Done writing like crazy for today.
Done writing like crazy on Incomplete States. I finished the beta version of the series today when I wrote the last words of the chapter that bothered me.
I went through it today, and it didn’t bother me as much as I remembered. It worked better than I realized. So, okay, it’s acceptable for now. We’ll see once the first draft of the series is finished.
I began this series with a half-assed concept on July 16, 2016. It was just supposed to be one novel with a working title, The Long Summer. I didn’t expect to be working on it for over two years, but as I explored the concept and it grew, so did the novel. As I learned the story, I learned that there were a few more novels to it. I realized it was a series. And, as I wrote, I realized, as many writers do (as Thomas Weaver reminded me), I didn’t start at the beginning. That forced me to go find the beginning.

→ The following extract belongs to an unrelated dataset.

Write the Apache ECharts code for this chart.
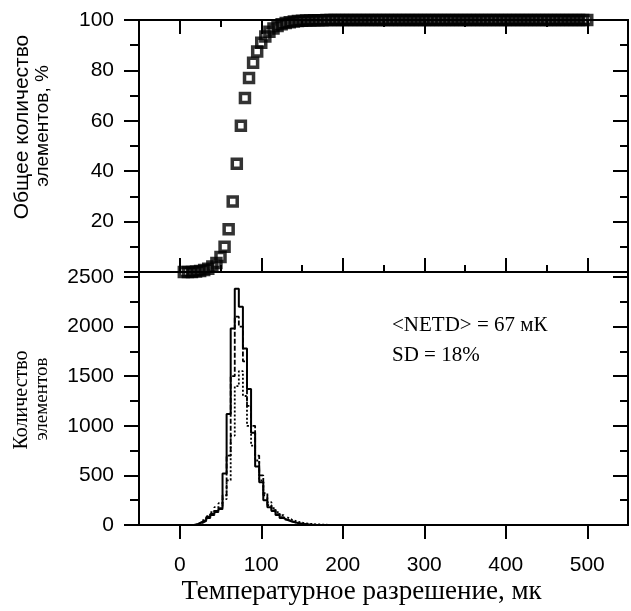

Now the four books and the series are completed, in a beta version. The fun part, the most exciting part, the creative part that lets me gulp down coffee and write like crazy, is completed. Now work is required. Revision and editing.
Revision and editing is fun in its own way. I know from editing and revising other novels, what I wrote will surprise me. Hopefully, that’ll be so this time, and the story will engross me.
Starting that will need to wait until tomorrow. I feel comfortable going back and reading the first book tomorrow because I began writing it last October and finished its beta version in January of this year. It’s been a few months, time enough for it to slip out of mind so that I can look at it with fresh eyes.
As always, as expected, I experience a spectrum of emotions with being done with this phase. I’m elated. Writing a novel or a series is challenging. It takes some fortitude, discipline, hope, and persistence. Finishing one is satisfying because I established a goal and achieved it. I also feel a little free, because a burden has been lifted. I’m anxious, too, because now I need to edit and revise it and put my baby out there.
As always, too, I feel sad. The fun part is over. That was amazing. The writing process often presented unexpected twists and turns in what I was writing. I feel privileged to enjoy such a creative process.
Now, too, as always, not having the series to write means changes to my daily routine. Change is always a challenge, so I need to work through that.
As always when writing that first effort, it’s been a ride.
Now, as always, my ass is in a little pain from sitting for so long. I’m hungry, too. The day has moved on without me, and I need to go out there and catch up. To use a favorite final line from a favorite author, novel, and series, “Good-bye and hello, as always.”